Победы и беды России - Вадим Кожинов 31 стр.


Впрочем, в современной зарубежной литературе о Достоевском популярно своего рода аллегорическое понимание романа, которое дает возможность прямо истолковать его сюжет как иносказательное изображение революции. При этом образ старухи процентщицы рассматривается как аллегория или символ класса капиталистов, а Раскольников - пролетариев. Раскольников уничтожает и "экспроприирует" старуху, но попутно он невольно убивает ни в чем не повинную "рабыню капитализма" Лизавету, - в чем и выражается со всей остротой бесчеловечность и бессмысленность революции (см. об этом "Вопросы литературы", 1958, № 9. С. 32)..

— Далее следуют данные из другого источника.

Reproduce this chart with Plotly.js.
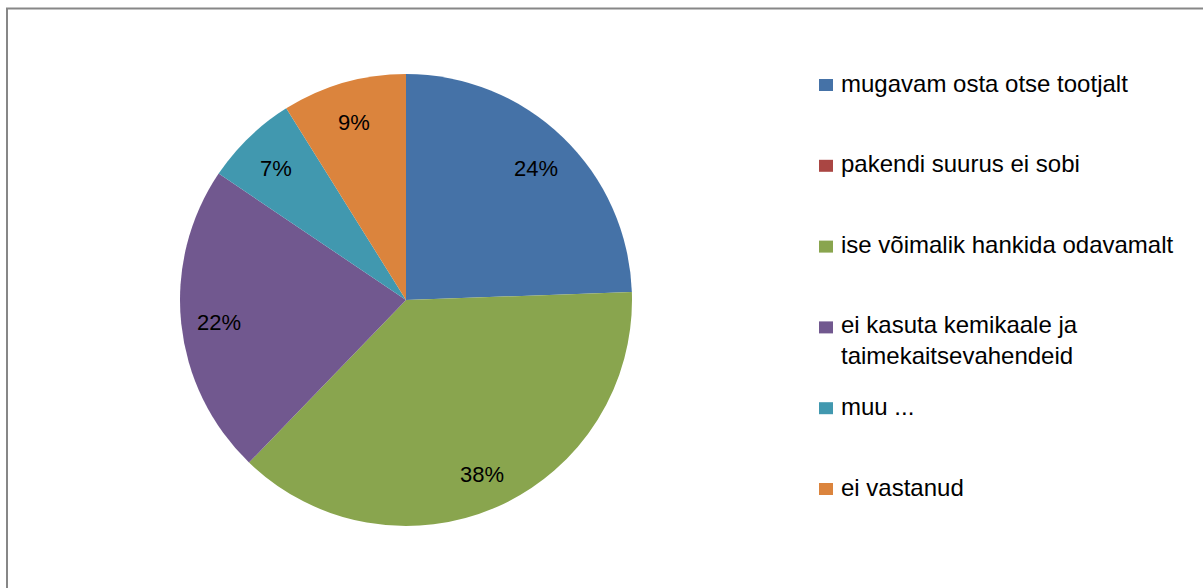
<!DOCTYPE html>
<html>
<head>
<meta charset="utf-8">
<script src="https://cdn.plot.ly/plotly-3.0.1.min.js"></script>
<style>html,body{margin:0;padding:0;background:#fff;}#chart{width:1203px;height:588px;}</style>
</head>
<body>
<div id="chart"></div>
<script>
// Data
var categories = [
  "mugavam osta otse tootjalt",
  "pakendi suurus ei sobi",
  "ise võimalik hankida odavamalt",
  "ei kasuta kemikaale ja taimekaitsevahendeid",
  "muu ...",
  "ei vastanud"
];
var counts = [11, 0, 17, 10, 3, 4];
var colors = ["#4572A7", "#AA4643", "#89A54E", "#71588F", "#4198AF", "#DB843D"];

// Layout geometry (pixels)
var W = 1203, H = 588;
var cx = 406, cy = 300, R = 226;
var labelFrac = 0.83;
var FONT = "Liberation Sans, Arial, sans-serif";

var total = counts.reduce(function(a, b){ return a + b; }, 0);

var annotations = [];
var shapes = [];

// percentage labels on slices, placed along each slice's mid-angle
var cum = 0;
counts.forEach(function(v, i){
  var start = cum / total * 2 * Math.PI;
  cum += v;
  if (v === 0) return;
  var end = cum / total * 2 * Math.PI;
  var mid = (start + end) / 2;
  var px = cx + Math.sin(mid) * R * labelFrac;
  var py = cy - Math.cos(mid) * R * labelFrac + 3;
  annotations.push({
    xref: "paper", yref: "paper",
    x: px / W, y: 1 - py / H,
    xanchor: "center", yanchor: "middle",
    text: Math.round(v / total * 100) + "%",
    showarrow: false,
    font: {family: FONT, size: 22, color: "#000"}
  });
});

// legend (drawn with shapes + annotations)
function wrap(s, maxLen){
  if (s.length <= 32) return s;
  var words = s.split(" "), lines = [], cur = "";
  words.forEach(function(w){
    if ((cur + " " + w).trim().length > maxLen && cur) { lines.push(cur); cur = w; }
    else cur = (cur + " " + w).trim();
  });
  if (cur) lines.push(cur);
  return lines.join("<br>");
}
var legTop = 83, legStep = 80.8, lineH = 30;
categories.forEach(function(c, i){
  var txt = wrap(c, 24);
  var nLines = txt.split("<br>").length;
  var firstY = legTop + i * legStep;
  var centerY = firstY + (nLines - 1) * lineH / 2;
  annotations.push({
    xref: "paper", yref: "paper",
    x: 839 / W, y: 1 - centerY / H,
    xanchor: "left", yanchor: "middle", align: "left",
    text: txt, showarrow: false,
    font: {family: FONT, size: 24, color: "#000"}
  });
  shapes.push({
    type: "rect", xref: "paper", yref: "paper",
    x0: 819 / W, x1: 833 / W,
    y0: 1 - (firstY + 8) / H, y1: 1 - (firstY - 4) / H,
    fillcolor: colors[i], line: {width: 0}
  });
});

// outer chart border
shapes.push({
  type: "rect", xref: "paper", yref: "paper",
  x0: 7 / W, x1: 1.02, y0: -0.02, y1: 1 - 8.5 / H,
  line: {color: "#878787", width: 2}, fillcolor: "rgba(0,0,0,0)"
});

var trace = {
  type: "pie",
  labels: categories,
  values: counts,
  marker: {colors: colors, line: {width: 0}},
  sort: false,
  direction: "clockwise",
  rotation: 0,
  textinfo: "none",
  hoverinfo: "label+percent",
  showlegend: false,
  domain: {
    x: [(cx - R) / W, (cx + R) / W],
    y: [1 - (cy + R) / H, 1 - (cy - R) / H]
  }
};

var layout = {
  width: W, height: H,
  margin: {l: 0, r: 0, t: 0, b: 0},
  paper_bgcolor: "#fff",
  showlegend: false,
  annotations: annotations,
  shapes: shapes,
  font: {family: FONT}
};

Plotly.newPlot("chart", [trace], layout, {displayModeBar: false, staticPlot: true});
</script>
</body>
</html>
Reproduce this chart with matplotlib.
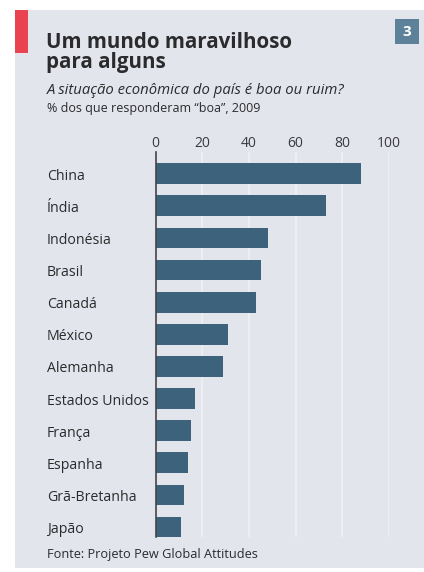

Трудно отнестись к этой вульгарно-социологической интерпретации всерьез. Она напоминает нашумевшее в свое время курьезное истолкование "Египетских ночей" Пушкина как аллегории восстания декабристов, которые-де жертвуют жизнью за одну ночь свободы…

В принципе из любого произведения можно с помощью такого "метода" извлечь нечто подобное. Почему бы, например, не понять "Пиковую даму" тоже как аллегорию: графиня символизирует феодализм, а Германн - буржуазию, которая, соблазняя слуг, вытягивает из феодалов их "профессиональную тайну", но уходящий класс мстит, "путая карты" (и в буквальном и в переносном смысле слова)…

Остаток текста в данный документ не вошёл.